## Dataset excerpt

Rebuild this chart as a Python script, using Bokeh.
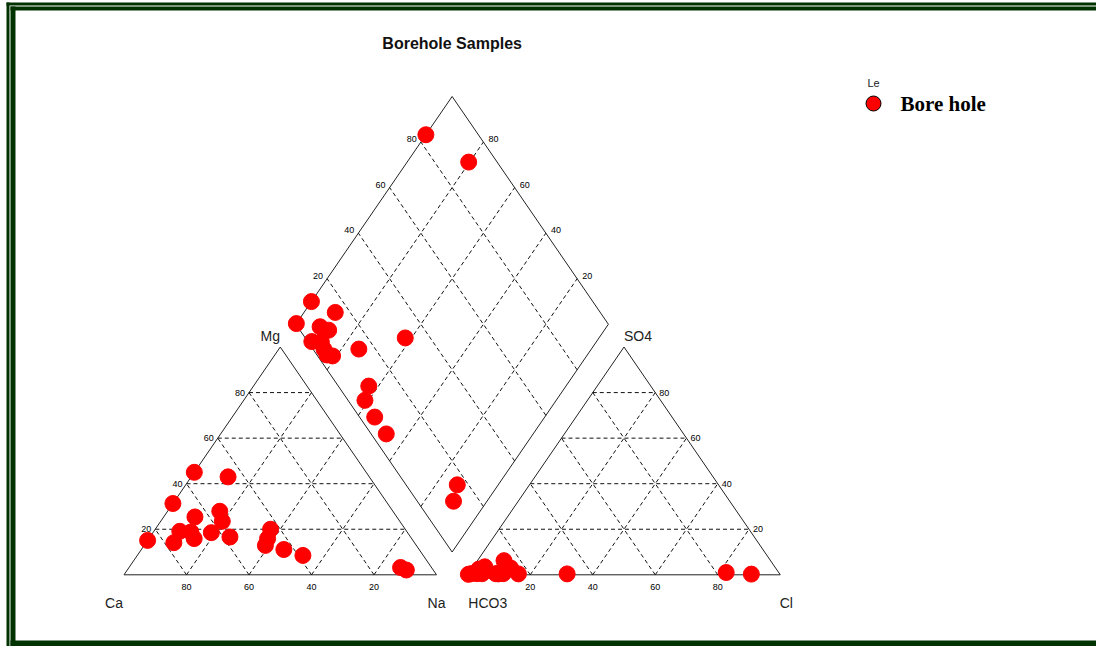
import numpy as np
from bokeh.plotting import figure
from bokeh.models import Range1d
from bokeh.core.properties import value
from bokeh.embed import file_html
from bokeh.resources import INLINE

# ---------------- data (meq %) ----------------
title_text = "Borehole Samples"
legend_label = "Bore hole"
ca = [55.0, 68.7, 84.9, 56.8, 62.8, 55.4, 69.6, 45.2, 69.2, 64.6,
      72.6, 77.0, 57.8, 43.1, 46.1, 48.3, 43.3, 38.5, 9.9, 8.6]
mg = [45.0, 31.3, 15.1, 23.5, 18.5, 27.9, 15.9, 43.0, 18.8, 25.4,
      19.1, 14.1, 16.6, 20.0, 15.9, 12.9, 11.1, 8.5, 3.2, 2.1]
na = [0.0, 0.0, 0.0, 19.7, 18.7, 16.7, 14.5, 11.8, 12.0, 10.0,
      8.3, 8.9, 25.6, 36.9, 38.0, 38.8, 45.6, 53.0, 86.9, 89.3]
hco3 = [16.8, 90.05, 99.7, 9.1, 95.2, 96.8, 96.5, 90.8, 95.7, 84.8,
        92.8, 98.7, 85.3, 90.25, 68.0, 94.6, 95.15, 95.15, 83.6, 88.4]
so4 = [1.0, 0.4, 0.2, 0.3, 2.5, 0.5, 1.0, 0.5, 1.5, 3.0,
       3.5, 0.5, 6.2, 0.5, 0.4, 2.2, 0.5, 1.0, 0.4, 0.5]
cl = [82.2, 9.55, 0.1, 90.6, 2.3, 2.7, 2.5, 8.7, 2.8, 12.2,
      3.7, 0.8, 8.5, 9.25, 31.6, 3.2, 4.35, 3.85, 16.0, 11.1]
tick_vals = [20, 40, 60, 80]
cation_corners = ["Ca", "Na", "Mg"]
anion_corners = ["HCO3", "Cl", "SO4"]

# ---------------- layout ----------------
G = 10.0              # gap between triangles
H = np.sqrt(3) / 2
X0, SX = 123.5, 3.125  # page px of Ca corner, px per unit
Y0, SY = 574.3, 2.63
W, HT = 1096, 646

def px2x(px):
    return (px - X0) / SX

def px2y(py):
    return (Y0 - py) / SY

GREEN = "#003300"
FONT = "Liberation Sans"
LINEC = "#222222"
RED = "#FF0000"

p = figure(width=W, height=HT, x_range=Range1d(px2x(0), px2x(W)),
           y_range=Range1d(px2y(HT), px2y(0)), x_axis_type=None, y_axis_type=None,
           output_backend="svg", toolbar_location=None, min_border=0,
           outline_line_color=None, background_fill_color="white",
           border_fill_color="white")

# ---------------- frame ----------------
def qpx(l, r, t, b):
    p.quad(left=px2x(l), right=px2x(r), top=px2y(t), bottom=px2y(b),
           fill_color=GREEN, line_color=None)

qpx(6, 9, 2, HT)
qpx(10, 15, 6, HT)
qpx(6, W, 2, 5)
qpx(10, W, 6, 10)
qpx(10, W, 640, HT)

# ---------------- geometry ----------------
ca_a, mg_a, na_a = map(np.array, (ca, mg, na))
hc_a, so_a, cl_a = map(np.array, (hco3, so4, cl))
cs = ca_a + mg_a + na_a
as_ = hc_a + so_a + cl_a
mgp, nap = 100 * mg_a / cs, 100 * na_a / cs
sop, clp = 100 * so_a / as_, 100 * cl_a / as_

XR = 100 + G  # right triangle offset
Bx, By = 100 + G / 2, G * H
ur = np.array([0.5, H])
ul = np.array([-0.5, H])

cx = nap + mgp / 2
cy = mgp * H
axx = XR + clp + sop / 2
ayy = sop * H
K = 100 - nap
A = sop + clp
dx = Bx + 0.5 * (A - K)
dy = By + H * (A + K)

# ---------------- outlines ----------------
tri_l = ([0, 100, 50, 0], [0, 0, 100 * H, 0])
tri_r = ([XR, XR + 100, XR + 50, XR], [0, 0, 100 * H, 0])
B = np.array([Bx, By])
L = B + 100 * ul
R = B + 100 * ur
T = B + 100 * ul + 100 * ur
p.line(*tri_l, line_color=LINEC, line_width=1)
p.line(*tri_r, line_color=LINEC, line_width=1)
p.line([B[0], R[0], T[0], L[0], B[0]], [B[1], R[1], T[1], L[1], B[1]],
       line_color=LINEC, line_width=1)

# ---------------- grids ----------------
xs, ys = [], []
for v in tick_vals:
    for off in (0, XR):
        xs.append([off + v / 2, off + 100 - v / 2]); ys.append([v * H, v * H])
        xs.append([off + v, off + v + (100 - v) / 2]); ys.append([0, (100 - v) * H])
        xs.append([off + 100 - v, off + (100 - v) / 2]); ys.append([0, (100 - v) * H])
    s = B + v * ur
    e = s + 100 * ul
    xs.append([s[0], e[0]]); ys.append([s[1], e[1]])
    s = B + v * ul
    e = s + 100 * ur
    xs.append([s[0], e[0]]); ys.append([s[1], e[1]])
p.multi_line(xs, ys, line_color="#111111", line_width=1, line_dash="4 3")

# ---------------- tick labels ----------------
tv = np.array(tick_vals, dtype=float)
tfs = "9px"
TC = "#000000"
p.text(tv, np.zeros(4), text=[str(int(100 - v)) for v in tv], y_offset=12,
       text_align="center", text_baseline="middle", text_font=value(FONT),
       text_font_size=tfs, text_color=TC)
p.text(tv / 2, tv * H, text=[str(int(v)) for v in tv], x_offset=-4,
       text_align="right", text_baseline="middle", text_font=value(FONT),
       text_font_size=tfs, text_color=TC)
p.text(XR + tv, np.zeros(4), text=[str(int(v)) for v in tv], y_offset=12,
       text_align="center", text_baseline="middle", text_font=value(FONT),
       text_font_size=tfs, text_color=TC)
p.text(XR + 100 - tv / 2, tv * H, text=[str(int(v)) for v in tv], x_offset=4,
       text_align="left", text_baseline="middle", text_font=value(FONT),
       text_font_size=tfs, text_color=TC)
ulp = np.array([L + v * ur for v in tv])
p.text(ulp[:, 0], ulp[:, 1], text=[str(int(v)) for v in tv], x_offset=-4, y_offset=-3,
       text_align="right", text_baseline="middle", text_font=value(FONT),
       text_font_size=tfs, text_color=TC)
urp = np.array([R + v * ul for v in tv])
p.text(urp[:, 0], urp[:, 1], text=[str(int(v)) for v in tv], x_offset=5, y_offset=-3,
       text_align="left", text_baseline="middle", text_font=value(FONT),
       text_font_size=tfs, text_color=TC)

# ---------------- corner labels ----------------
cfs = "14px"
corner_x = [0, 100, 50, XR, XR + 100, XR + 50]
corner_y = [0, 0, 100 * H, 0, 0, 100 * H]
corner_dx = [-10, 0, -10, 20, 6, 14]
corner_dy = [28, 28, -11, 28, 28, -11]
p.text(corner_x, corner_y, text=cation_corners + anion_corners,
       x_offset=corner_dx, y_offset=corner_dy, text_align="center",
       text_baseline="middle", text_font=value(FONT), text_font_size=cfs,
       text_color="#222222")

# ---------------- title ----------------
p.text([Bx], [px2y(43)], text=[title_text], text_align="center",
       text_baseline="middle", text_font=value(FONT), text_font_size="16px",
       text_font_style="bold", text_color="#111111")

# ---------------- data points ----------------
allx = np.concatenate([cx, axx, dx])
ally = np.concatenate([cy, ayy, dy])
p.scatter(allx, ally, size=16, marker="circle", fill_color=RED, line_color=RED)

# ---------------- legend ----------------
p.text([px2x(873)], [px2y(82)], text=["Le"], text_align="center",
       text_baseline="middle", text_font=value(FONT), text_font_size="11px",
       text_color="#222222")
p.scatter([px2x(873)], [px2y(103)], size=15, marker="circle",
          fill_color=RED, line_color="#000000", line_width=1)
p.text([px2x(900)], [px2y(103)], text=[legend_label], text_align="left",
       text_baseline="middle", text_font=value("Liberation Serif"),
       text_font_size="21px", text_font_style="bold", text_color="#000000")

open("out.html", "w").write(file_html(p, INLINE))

## Work to complete
Extract the lines exactly, please: the first line of the listing, the line with "from bokeh.resources import INLINE", and every line between them, but no pictures.

## Finished answer
Rebuild this chart as a Python script, using Bokeh.
import numpy as np
from bokeh.plotting import figure
from bokeh.models import Range1d
from bokeh.core.properties import value
from bokeh.embed import file_html
from bokeh.resources import INLINE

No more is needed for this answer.